> WRITTEN INSTRUCTION: Return all of the data exactly, with nothing left out but the pictures.

◇ ◇ ◇ ◇ ◇ ◇ ◇

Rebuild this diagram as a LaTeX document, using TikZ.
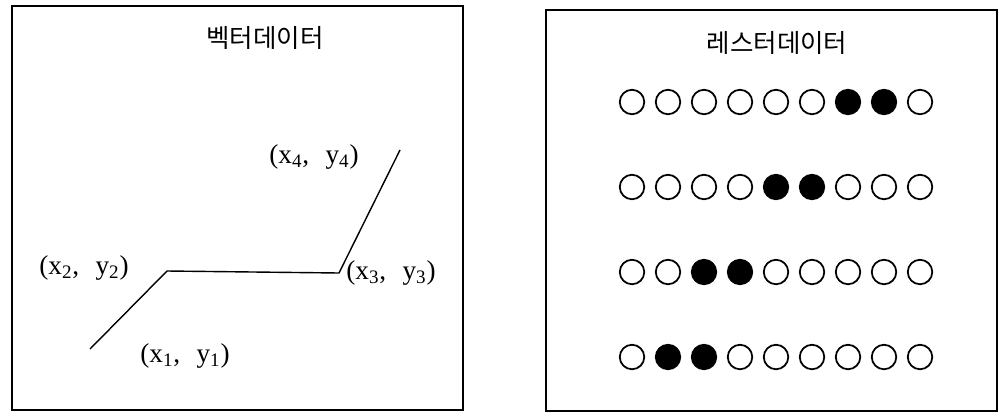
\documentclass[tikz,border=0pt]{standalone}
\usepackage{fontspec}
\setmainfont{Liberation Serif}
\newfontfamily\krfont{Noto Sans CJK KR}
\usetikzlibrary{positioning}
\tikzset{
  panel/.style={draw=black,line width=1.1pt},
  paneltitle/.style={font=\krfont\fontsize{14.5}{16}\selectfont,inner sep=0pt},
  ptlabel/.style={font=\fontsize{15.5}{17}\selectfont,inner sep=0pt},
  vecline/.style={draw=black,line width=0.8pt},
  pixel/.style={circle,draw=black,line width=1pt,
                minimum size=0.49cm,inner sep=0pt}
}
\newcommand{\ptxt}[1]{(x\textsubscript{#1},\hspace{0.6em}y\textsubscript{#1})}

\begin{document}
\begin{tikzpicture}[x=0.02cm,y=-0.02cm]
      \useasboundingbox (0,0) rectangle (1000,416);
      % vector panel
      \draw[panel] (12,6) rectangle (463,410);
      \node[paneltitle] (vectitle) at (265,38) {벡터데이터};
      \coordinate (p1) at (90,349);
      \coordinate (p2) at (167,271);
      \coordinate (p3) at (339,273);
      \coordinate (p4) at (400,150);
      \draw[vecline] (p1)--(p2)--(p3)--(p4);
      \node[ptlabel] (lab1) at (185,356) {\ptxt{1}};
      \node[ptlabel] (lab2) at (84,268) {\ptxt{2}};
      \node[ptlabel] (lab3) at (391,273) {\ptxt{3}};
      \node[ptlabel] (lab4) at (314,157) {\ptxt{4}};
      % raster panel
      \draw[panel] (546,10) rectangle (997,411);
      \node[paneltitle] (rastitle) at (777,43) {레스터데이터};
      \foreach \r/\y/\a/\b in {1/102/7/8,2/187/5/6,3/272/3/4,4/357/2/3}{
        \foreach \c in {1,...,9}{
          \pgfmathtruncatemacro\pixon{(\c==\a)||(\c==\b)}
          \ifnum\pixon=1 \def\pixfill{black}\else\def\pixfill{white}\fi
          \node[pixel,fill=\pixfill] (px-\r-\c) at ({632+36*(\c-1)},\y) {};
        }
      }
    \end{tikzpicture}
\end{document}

◇ ◇ ◇ ◇ ◇ ◇ ◇

> COMPLETED TASK:
Rebuild this diagram as a LaTeX document, using TikZ.
\documentclass[tikz,border=0pt]{standalone}
\usepackage{fontspec}
\setmainfont{Liberation Serif}
\newfontfamily\krfont{Noto Sans CJK KR}
\usetikzlibrary{positioning}
\tikzset{
  panel/.style={draw=black,line width=1.1pt},
  paneltitle/.style={font=\krfont\fontsize{14.5}{16}\selectfont,inner sep=0pt},
  ptlabel/.style={font=\fontsize{15.5}{17}\selectfont,inner sep=0pt},
  vecline/.style={draw=black,line width=0.8pt},
  pixel/.style={circle,draw=black,line width=1pt,
                minimum size=0.49cm,inner sep=0pt}
}
\newcommand{\ptxt}[1]{(x\textsubscript{#1},\hspace{0.6em}y\textsubscript{#1})}

\begin{document}
\begin{tikzpicture}[x=0.02cm,y=-0.02cm]
      \useasboundingbox (0,0) rectangle (1000,416);
      % vector panel
      \draw[panel] (12,6) rectangle (463,410);
      \node[paneltitle] (vectitle) at (265,38) {벡터데이터};
      \coordinate (p1) at (90,349);
      \coordinate (p2) at (167,271);
      \coordinate (p3) at (339,273);
      \coordinate (p4) at (400,150);
      \draw[vecline] (p1)--(p2)--(p3)--(p4);
      \node[ptlabel] (lab1) at (185,356) {\ptxt{1}};
      \node[ptlabel] (lab2) at (84,268) {\ptxt{2}};
      \node[ptlabel] (lab3) at (391,273) {\ptxt{3}};
      \node[ptlabel] (lab4) at (314,157) {\ptxt{4}};
      % raster panel
      \draw[panel] (546,10) rectangle (997,411);
      \node[paneltitle] (rastitle) at (777,43) {레스터데이터};
      \foreach \r/\y/\a/\b in {1/102/7/8,2/187/5/6,3/272/3/4,4/357/2/3}{
        \foreach \c in {1,...,9}{
          \pgfmathtruncatemacro\pixon{(\c==\a)||(\c==\b)}
          \ifnum\pixon=1 \def\pixfill{black}\else\def\pixfill{white}\fi
          \node[pixel,fill=\pixfill] (px-\r-\c) at ({632+36*(\c-1)},\y) {};
        }
      }
    \end{tikzpicture}
\end{document}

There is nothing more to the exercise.